### TASK GOAL
Skipping all pictures, set down the lines of the listing from the first through the one with "const yTicks = [-50, 0, 50, 100, 150, 200];".

### SUPPLIED MATERIAL
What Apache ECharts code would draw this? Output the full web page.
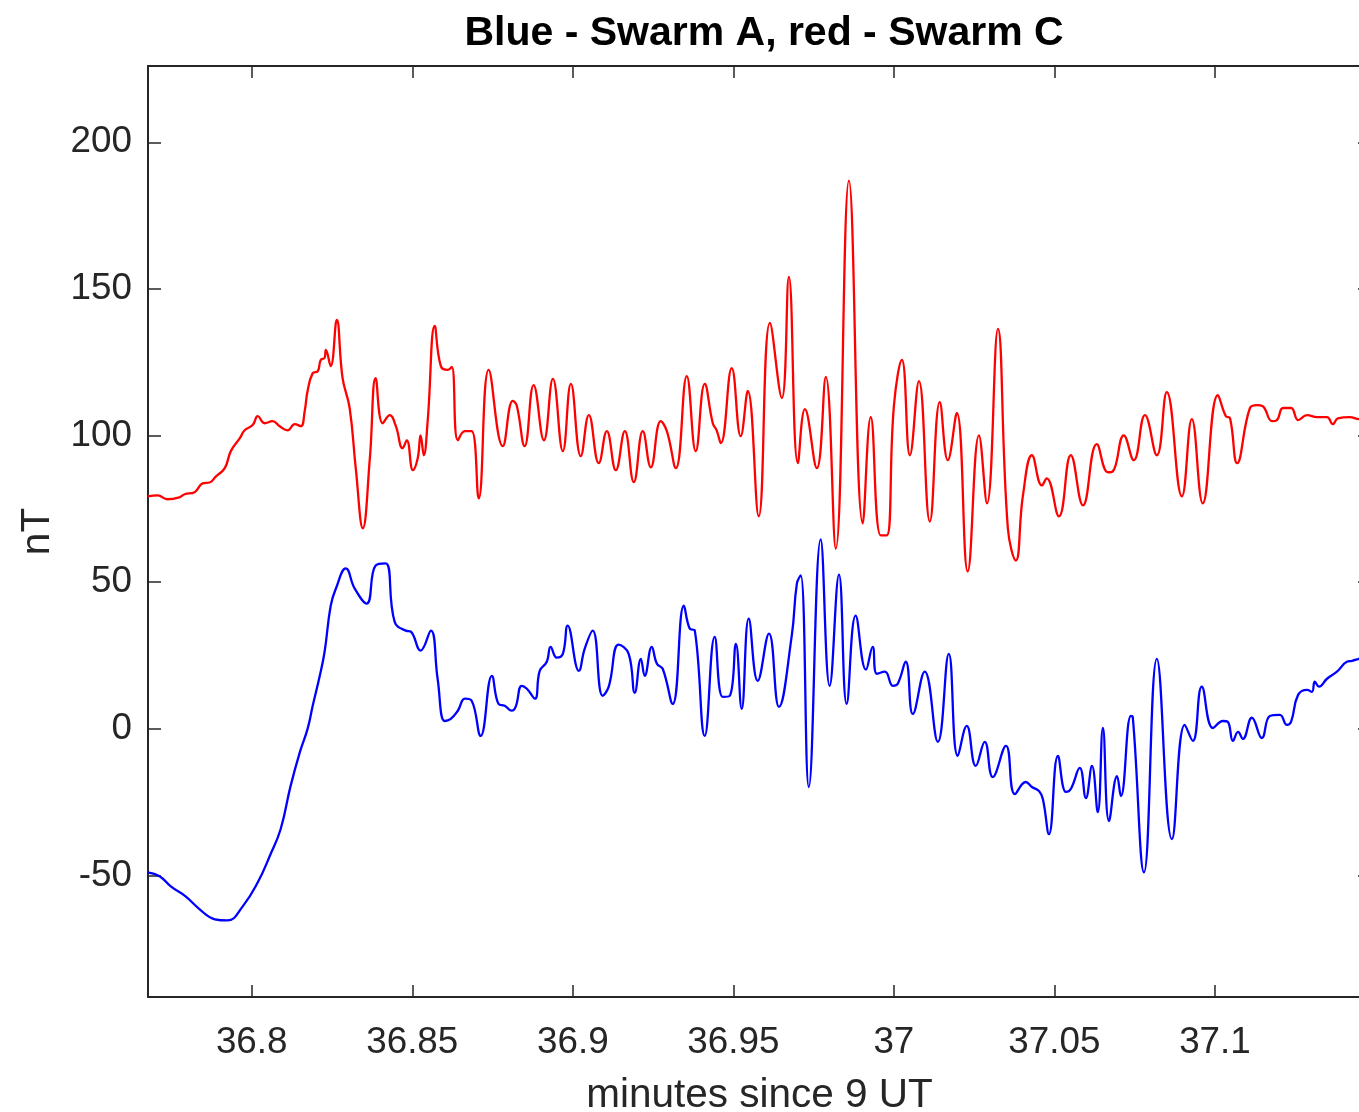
<!DOCTYPE html>
<html>
<head>
<meta charset="utf-8">
<script src="https://cdn.jsdelivr.net/npm/echarts@6/dist/echarts.min.js"></script>
<style>
  html, body { margin: 0; padding: 0; background: #ffffff; }
  #chart { width: 1359px; height: 1112px; }
</style>
</head>
<body>
<div id="chart"></div>
<script>
// Axis ticks (minutes since 9 UT, nT)
const xTicks = [36.8, 36.85, 36.9, 36.95, 37, 37.05, 37.1];
const yTicks = [-50, 0, 50, 100, 150, 200];

// Swarm C (red): time in minutes since 9 UT and field perturbation in nT
const swarmCTime = [
  36.7676, 36.7707, 36.7738, 36.7776, 36.7791, 36.7822, 36.7847, 36.7869, 36.7888, 36.7916,
  36.7935, 36.7963, 36.7978, 36.8003, 36.8019, 36.8040, 36.8065, 36.8087, 36.8112, 36.8134,
  36.8153, 36.8165, 36.8174, 36.8190, 36.8206, 36.8215, 36.8227, 36.8231, 36.8246, 36.8265,
  36.8283, 36.8305, 36.8324, 36.8346, 36.8368, 36.8386, 36.8408, 36.8430, 36.8449, 36.8470,
  36.8483, 36.8502, 36.8517, 36.8526, 36.8536, 36.8548, 36.8570, 36.8589, 36.8611, 36.8623,
  36.8642, 36.8664, 36.8685, 36.8707, 36.8738, 36.8782, 36.8813, 36.8825, 36.8850, 36.8878,
  36.8910, 36.8938, 36.8969, 36.8994, 36.9025, 36.9050, 36.9081, 36.9106, 36.9134, 36.9162,
  36.9190, 36.9218, 36.9243, 36.9274, 36.9293, 36.9321, 36.9355, 36.9383, 36.9411, 36.9436,
  36.9448, 36.9461, 36.9495, 36.9523, 36.9545, 36.9579, 36.9614, 36.9651, 36.9673, 36.9701,
  36.9723, 36.9760, 36.9788, 36.9819, 36.9860, 36.9903, 36.9928, 36.9959, 36.9978, 37.0000,
  37.0025, 37.0050, 37.0078, 37.0112, 37.0143, 37.0168, 37.0196, 37.0230, 37.0265, 37.0290,
  37.0324, 37.0355, 37.0380, 37.0402, 37.0430, 37.0461, 37.0476, 37.0514, 37.0551, 37.0589,
  37.0632, 37.0667, 37.0682, 37.0716, 37.0747, 37.0782, 37.0819, 37.0850, 37.0897, 37.0928,
  37.0962, 37.1009, 37.1034, 37.1047, 37.1069, 37.1109, 37.1131, 37.1149, 37.1178, 37.1193,
  37.1212, 37.1237, 37.1259, 37.1287, 37.1318, 37.1349, 37.1367, 37.1383, 37.1420, 37.1448,
  37.1483
];
const swarmCField = [
  79.3, 79.6, 78.3, 79.0, 80.0, 80.7, 83.7, 84.0, 86.0, 88.9,
  94.7, 99.1, 101.8, 103.6, 106.6, 104.2, 104.9, 103.2, 101.8, 103.9,
  103.2, 108.3, 115.2, 121.3, 122.0, 125.8, 126.5, 129.2, 123.7, 139.4,
  119.6, 109.4, 88.9, 68.4, 92.3, 119.6, 104.2, 107.0, 103.2, 95.7,
  98.4, 88.2, 92.3, 100.1, 93.3, 104.9, 137.4, 123.7, 122.4, 123.4,
  98.4, 101.5, 101.5, 78.6, 122.4, 96.4, 111.8, 110.4, 96.4, 117.2,
  98.4, 119.3, 94.7, 117.6, 93.0, 107.0, 90.6, 101.5, 88.2, 101.5,
  84.1, 101.5, 89.2, 104.9, 101.5, 88.9, 120.3, 94.7, 117.6, 104.2,
  101.8, 97.4, 123.0, 99.8, 115.2, 72.5, 138.4, 112.8, 154.1, 90.6,
  109.0, 88.9, 120.0, 61.5, 186.9, 70.1, 106.3, 66.0, 66.0, 110.0,
  125.8, 93.3, 118.6, 70.7, 111.4, 91.6, 107.7, 53.7, 100.1, 76.9,
  136.4, 68.4, 57.4, 79.6, 93.3, 83.0, 85.4, 72.5, 93.3, 76.2,
  97.1, 87.5, 87.8, 100.1, 91.6, 107.0, 93.3, 114.8, 79.3, 105.6,
  76.9, 113.8, 106.6, 105.9, 90.6, 109.4, 110.4, 110.0, 104.9, 105.3,
  109.4, 109.4, 105.3, 107.0, 106.3, 106.3, 103.9, 105.9, 106.3, 105.6,
  105.4
];

// Swarm A (blue): time in minutes since 9 UT and field perturbation in nT
const swarmATime = [
  36.7676, 36.7713, 36.7748, 36.7794, 36.7838, 36.7885, 36.7925, 36.7972, 36.8019, 36.8056,
  36.8090, 36.8121, 36.8150, 36.8174, 36.8190, 36.8212, 36.8227, 36.8246, 36.8262, 36.8293,
  36.8321, 36.8358, 36.8386, 36.8417, 36.8445, 36.8480, 36.8495, 36.8526, 36.8558, 36.8579,
  36.8601, 36.8620, 36.8642, 36.8664, 36.8685, 36.8713, 36.8748, 36.8769, 36.8788, 36.8810,
  36.8822, 36.8841, 36.8857, 36.8882, 36.8897, 36.8919, 36.8931, 36.8950, 36.8969, 36.8984,
  36.9019, 36.9037, 36.9062, 36.9093, 36.9112, 36.9143, 36.9174, 36.9193, 36.9212, 36.9224,
  36.9246, 36.9262, 36.9280, 36.9311, 36.9346, 36.9364, 36.9380, 36.9411, 36.9442, 36.9467,
  36.9489, 36.9508, 36.9526, 36.9548, 36.9576, 36.9611, 36.9642, 36.9682, 36.9698, 36.9710,
  36.9735, 36.9772, 36.9800, 36.9829, 36.9853, 36.9881, 36.9913, 36.9934, 36.9947, 36.9972,
  36.9997, 37.0012, 37.0037, 37.0059, 37.0096, 37.0137, 37.0171, 37.0199, 37.0227, 37.0255,
  37.0283, 37.0308, 37.0349, 37.0377, 37.0411, 37.0430, 37.0452, 37.0464, 37.0483, 37.0511,
  37.0536, 37.0551, 37.0579, 37.0598, 37.0617, 37.0635, 37.0651, 37.0670, 37.0695, 37.0707,
  37.0738, 37.0744, 37.0779, 37.0819, 37.0866, 37.0906, 37.0931, 37.0959, 37.0994, 37.1025,
  37.1040, 37.1056, 37.1072, 37.1087, 37.1115, 37.1146, 37.1171, 37.1202, 37.1224, 37.1237,
  37.1259, 37.1287, 37.1302, 37.1311, 37.1324, 37.1349, 37.1380, 37.1411, 37.1427, 37.1448,
  37.1483
];
const swarmAField = [
  -48.9, -50.2, -53.7, -57.1, -61.5, -64.9, -65.3, -60.5, -52.3, -43.4,
  -34.2, -19.5, -7.9, 0.0, 7.9, 18.1, 26.3, 42.0, 47.8, 54.7,
  47.8, 42.7, 55.7, 56.4, 36.6, 33.5, 33.2, 26.7, 33.5, 17.1,
  2.7, 3.4, 6.2, 10.3, 9.6, -2.4, 18.1, 8.5, 7.9, 6.2,
  7.5, 14.7, 13.7, 10.3, 19.8, 22.9, 28.0, 24.3, 25.6, 35.2,
  19.8, 27.3, 33.5, 11.3, 14.4, 28.7, 25.6, 12.3, 23.9, 18.1,
  28.0, 22.2, 20.5, 8.5, 42.0, 34.2, 33.5, -2.4, 31.4, 10.9,
  11.3, 29.0, 6.8, 37.6, 16.4, 32.5, 7.5, 31.8, 49.6, 52.3,
  -19.8, 64.6, 14.7, 52.6, 8.5, 38.6, 20.2, 28.0, 18.8, 19.5,
  14.7, 15.4, 22.9, 5.1, 19.5, -4.4, 25.6, -9.2, 1.0, -12.6,
  -4.4, -16.4, -5.8, -22.2, -18.1, -19.8, -21.2, -23.9, -35.9, -9.2,
  -21.5, -20.5, -13.3, -23.6, -12.6, -28.4, 0.3, -31.4, -16.1, -22.9,
  4.4, 4.1, -48.9, 23.9, -37.6, 1.4, -4.1, 14.4, 0.3, 2.7,
  2.4, -4.1, -1.0, -3.4, 3.8, -3.1, 4.4, 4.8, 1.4, 2.4,
  11.6, 13.3, 12.6, 16.1, 14.4, 17.1, 19.5, 22.9, 23.2, 23.9,
  25.0
];

const AXIS_COLOR = '#262626';
const FONT = '"Liberation Sans", Arial, Helvetica, sans-serif';
const X_MIN = 36.7677, X_MAX = 37.1486;
const Y_MIN = -91.4, Y_MAX = 226;

function pairs(t, v) {
  return t.map((x, i) => [x, v[i]]);
}

const frameLine = { show: true, onZero: false, lineStyle: { color: AXIS_COLOR, width: 2 } };
const tickStyle = { color: AXIS_COLOR, width: 1.5 };

const chart = echarts.init(document.getElementById('chart'), null, { renderer: 'canvas' });
chart.setOption({
  backgroundColor: '#ffffff',
  animation: false,
  title: {
    text: 'Blue - Swarm A, red - Swarm C',
    left: 759,
    top: 8,
    textAlign: 'center',
    textStyle: { fontFamily: FONT, fontSize: 41, fontWeight: 'bold', color: '#000000' }
  },
  grid: {
    left: 148, top: 66, width: 1223, height: 931,
    containLabel: false, outerBoundsMode: 'none'
  },
  xAxis: [
    {
      type: 'value', position: 'bottom', min: X_MIN, max: X_MAX,
      name: 'minutes since 9 UT', nameLocation: 'middle', nameGap: 78,
      nameTextStyle: { fontFamily: FONT, fontSize: 40.5, color: AXIS_COLOR },
      axisLine: frameLine,
      axisTick: { show: true, inside: true, length: 12, customValues: xTicks, lineStyle: tickStyle },
      axisLabel: { show: true, customValues: xTicks, margin: 27,
                   fontFamily: FONT, fontSize: 36.8, color: AXIS_COLOR },
      splitLine: { show: false }
    },
    {
      type: 'value', position: 'top', min: X_MIN, max: X_MAX,
      axisLine: frameLine,
      axisTick: { show: true, inside: true, length: 12, customValues: xTicks, lineStyle: tickStyle },
      axisLabel: { show: false },
      splitLine: { show: false }
    }
  ],
  yAxis: [
    {
      type: 'value', position: 'left', min: Y_MIN, max: Y_MAX,
      name: 'nT', nameLocation: 'middle', nameGap: 90, nameRotate: 90,
      nameTextStyle: { fontFamily: FONT, fontSize: 40.5, color: AXIS_COLOR },
      axisLine: frameLine,
      axisTick: { show: true, inside: true, length: 13, customValues: yTicks, lineStyle: tickStyle },
      axisLabel: { show: true, customValues: yTicks, margin: 16,
                   fontFamily: FONT, fontSize: 36.8, color: AXIS_COLOR },
      splitLine: { show: false }
    },
    {
      type: 'value', position: 'right', min: Y_MIN, max: Y_MAX,
      axisLine: frameLine,
      axisTick: { show: true, inside: true, length: 13, customValues: yTicks, lineStyle: tickStyle },
      axisLabel: { show: false },
      splitLine: { show: false }
    }
  ],
  series: [
    {
      name: 'Swarm A', type: 'line', xAxisIndex: 0, yAxisIndex: 0,
      data: pairs(swarmATime, swarmAField),
      showSymbol: false, smooth: 0.45, clip: true,
      lineStyle: { color: '#0000ff', width: 2.3 }
    },
    {
      name: 'Swarm C', type: 'line', xAxisIndex: 0, yAxisIndex: 0,
      data: pairs(swarmCTime, swarmCField),
      showSymbol: false, smooth: 0.45, clip: true,
      lineStyle: { color: '#ff0000', width: 2.3 }
    }
  ]
});
</script>
</body>
</html>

### RESPONSE TO THIS EXERCISE
What Apache ECharts code would draw this? Output the full web page.
<!DOCTYPE html>
<html>
<head>
<meta charset="utf-8">
<script src="https://cdn.jsdelivr.net/npm/echarts@6/dist/echarts.min.js"></script>
<style>
  html, body { margin: 0; padding: 0; background: #ffffff; }
  #chart { width: 1359px; height: 1112px; }
</style>
</head>
<body>
<div id="chart"></div>
<script>
// Axis ticks (minutes since 9 UT, nT)
const xTicks = [36.8, 36.85, 36.9, 36.95, 37, 37.05, 37.1];
const yTicks = [-50, 0, 50, 100, 150, 200];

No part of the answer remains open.